◆ **Dataset section**:
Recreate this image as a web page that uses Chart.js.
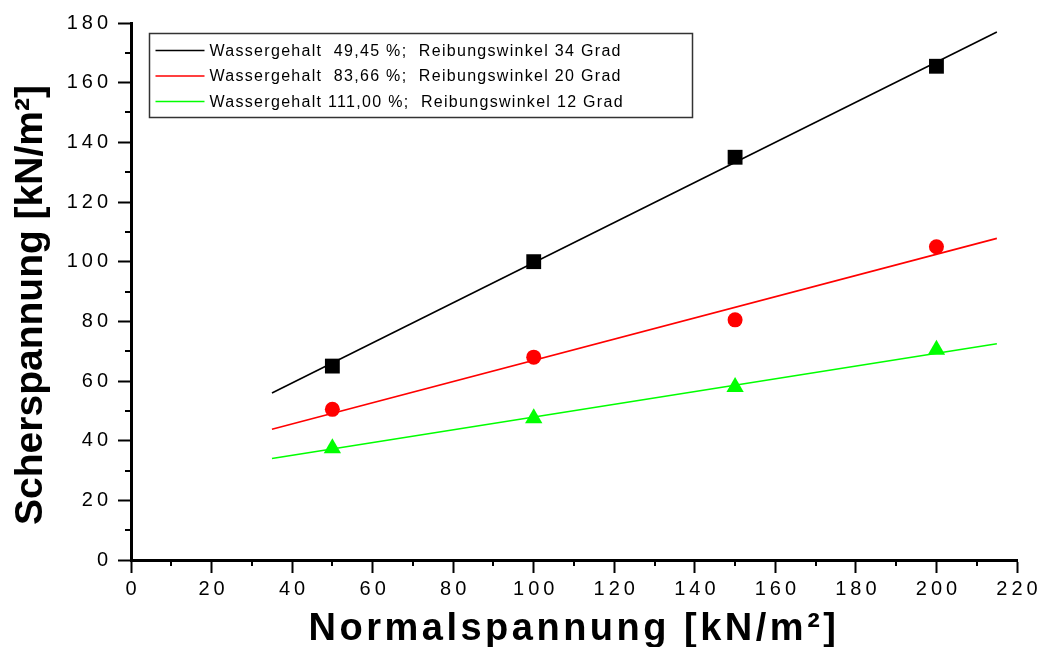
<!DOCTYPE html>
<html>
<head>
<meta charset="utf-8">
<script src="https://cdn.jsdelivr.net/npm/chart.js@4.4.1/dist/chart.umd.min.js"></script>
<style>
  html, body { margin: 0; padding: 0; background: #fff; }
  canvas { display: block; }
</style>
</head>
<body>
<canvas id="scherChart" width="1039" height="647"></canvas>
<script>
// Messwerte (Normalspannung / Scherspannung in kN/m²)
const normalspannung = [50, 100, 150, 200];
const scher_4945 = [65, 100, 135, 165.5];
const scher_8366 = [50.5, 68, 80.5, 105];
const scher_11100 = [37.5, 47.5, 58, 70.5];

// Ausgleichsgeraden (Anfang / Ende)
const fitX = [35, 215];
const fit_4945 = [56, 177];
const fit_8366 = [43.8, 107.8];
const fit_11100 = [34, 72.5];

const seriesLabels = [
    'Wassergehalt  49,45 %;  Reibungswinkel 34 Grad',
    'Wassergehalt  83,66 %;  Reibungswinkel 20 Grad',
    'Wassergehalt 111,00 %;  Reibungswinkel 12 Grad'
];
const seriesColors = ['#000000', '#ff0000', '#00ff00'];
const pointStyles = ['rect', 'circle', 'triangle'];
const pointRadii = [10.5, 7.5, 10];

const xTitle = 'Normalspannung [kN/m²]';
const yTitle = 'Scherspannung [kN/m²]';

const FONT = '"Liberation Sans", Arial, Helvetica, sans-serif';
const TICK_SPACING = 4;

const toPoints = (xs, ys) => xs.map((x, i) => ({ x: x, y: ys[i] }));

const fitSets = [fit_4945, fit_8366, fit_11100].map((ys, i) => ({
    label: seriesLabels[i],
    isFit: true,
    data: toPoints(fitX, ys),
    showLine: true,
    borderColor: seriesColors[i],
    borderWidth: 1.6,
    pointRadius: 0,
    order: 2
}));

const markerSets = [scher_4945, scher_8366, scher_11100].map((ys, i) => ({
    label: seriesLabels[i] + ' (Messwerte)',
    data: toPoints(normalspannung, ys),
    showLine: false,
    pointStyle: pointStyles[i],
    pointRadius: pointRadii[i],
    pointBackgroundColor: seriesColors[i],
    pointBorderColor: seriesColors[i],
    pointBorderWidth: 0,
    order: 1
}));

// Sperrung der Zahlen an den Achsen
const letterSpacingPlugin = {
    id: 'letterSpacing',
    beforeDraw(chart) { chart.ctx.letterSpacing = TICK_SPACING + 'px'; },
    afterDraw(chart) { chart.ctx.letterSpacing = '0px'; }
};

// kleine Zwischenstriche
const minorTicks = {
    id: 'minorTicks',
    afterDraw(chart) {
        const { ctx, scales: { x, y }, chartArea } = chart;
        ctx.save();
        ctx.strokeStyle = '#000';
        ctx.lineWidth = 2;
        ctx.beginPath();
        for (let v = 10; v < 220; v += 20) {
            const px = Math.round(x.getPixelForValue(v));
            ctx.moveTo(px, chartArea.bottom);
            ctx.lineTo(px, chartArea.bottom + 6);
        }
        for (let v = 10; v < 180; v += 20) {
            const py = Math.round(y.getPixelForValue(v));
            ctx.moveTo(chartArea.left, py);
            ctx.lineTo(chartArea.left - 6, py);
        }
        ctx.stroke();
        ctx.restore();
    }
};

const axisTitles = {
    id: 'axisTitles',
    afterDraw(chart) {
        const { ctx, chartArea } = chart;
        ctx.save();
        ctx.fillStyle = '#000';
        ctx.textBaseline = 'alphabetic';
        ctx.textAlign = 'center';

        ctx.font = 'bold 38px ' + FONT;
        ctx.letterSpacing = '3.5px';
        ctx.fillText(xTitle, (chartArea.left + chartArea.right) / 2, 640);

        ctx.letterSpacing = '0px';
        ctx.font = 'bold 39px ' + FONT;
        ctx.translate(42, 305);
        ctx.rotate(-Math.PI / 2);
        ctx.fillText(yTitle, 0, 0);
        ctx.restore();
    }
};

const legendBox = {
    id: 'legendBox',
    afterDraw(chart) {
        const { ctx, chartArea } = chart;
        const fits = chart.data.datasets.filter(d => d.isFit);
        const left = chartArea.left + 18.5, top = 33.5;
        ctx.save();
        ctx.strokeStyle = '#333';
        ctx.lineWidth = 1.5;
        ctx.strokeRect(left, top, 543, 84);
        ctx.font = '16px ' + FONT;
        ctx.letterSpacing = '1.3px';
        ctx.textBaseline = 'middle';
        ctx.textAlign = 'left';
        fits.forEach((ds, i) => {
            const yy = 50.5 + i * 25.5;
            ctx.strokeStyle = ds.borderColor;
            ctx.lineWidth = 1.6;
            ctx.beginPath();
            ctx.moveTo(left + 6, yy);
            ctx.lineTo(left + 55, yy);
            ctx.stroke();
            ctx.fillStyle = '#000';
            ctx.fillText(ds.label, left + 60, yy + 1);
        });
        ctx.restore();
    }
};

new Chart(document.getElementById('scherChart'), {
    type: 'scatter',
    data: { datasets: [...fitSets, ...markerSets] },
    options: {
        responsive: false,
        animation: false,
        devicePixelRatio: 1,
        layout: { padding: { top: 23, right: 22, left: 0, bottom: 0 } },
        plugins: { legend: { display: false }, tooltip: { enabled: false } },
        scales: {
            x: {
                type: 'linear', min: 0, max: 220,
                ticks: { stepSize: 20, color: '#000', padding: 4, maxRotation: 0, labelOffset: TICK_SPACING / 2, font: { family: FONT, size: 20 } },
                grid: { drawOnChartArea: false, tickLength: 13, tickWidth: 2, tickColor: '#000' },
                border: { color: '#000', width: 3 },
                afterFit: s => { s.height = 87; }
            },
            y: {
                type: 'linear', min: 0, max: 180,
                ticks: { stepSize: 20, color: '#000', padding: 6, font: { family: FONT, size: 20 } },
                grid: { drawOnChartArea: false, tickLength: 13, tickWidth: 2, tickColor: '#000' },
                border: { color: '#000', width: 3 },
                afterFit: s => { s.width = 131; }
            }
        }
    },
    plugins: [letterSpacingPlugin, minorTicks, axisTitles, legendBox]
});
</script>
</body>
</html>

◆ **Work instructions**:
Return only the lines running from the top of the data to the line that holds "const scher_11100 = [37.5, 47.5, 58, 70.5];". Include both of those lines, but skip the pictures.

◆ **Exercise response**:
Recreate this image as a web page that uses Chart.js.
<!DOCTYPE html>
<html>
<head>
<meta charset="utf-8">
<script src="https://cdn.jsdelivr.net/npm/chart.js@4.4.1/dist/chart.umd.min.js"></script>
<style>
  html, body { margin: 0; padding: 0; background: #fff; }
  canvas { display: block; }
</style>
</head>
<body>
<canvas id="scherChart" width="1039" height="647"></canvas>
<script>
// Messwerte (Normalspannung / Scherspannung in kN/m²)
const normalspannung = [50, 100, 150, 200];
const scher_4945 = [65, 100, 135, 165.5];
const scher_8366 = [50.5, 68, 80.5, 105];
const scher_11100 = [37.5, 47.5, 58, 70.5];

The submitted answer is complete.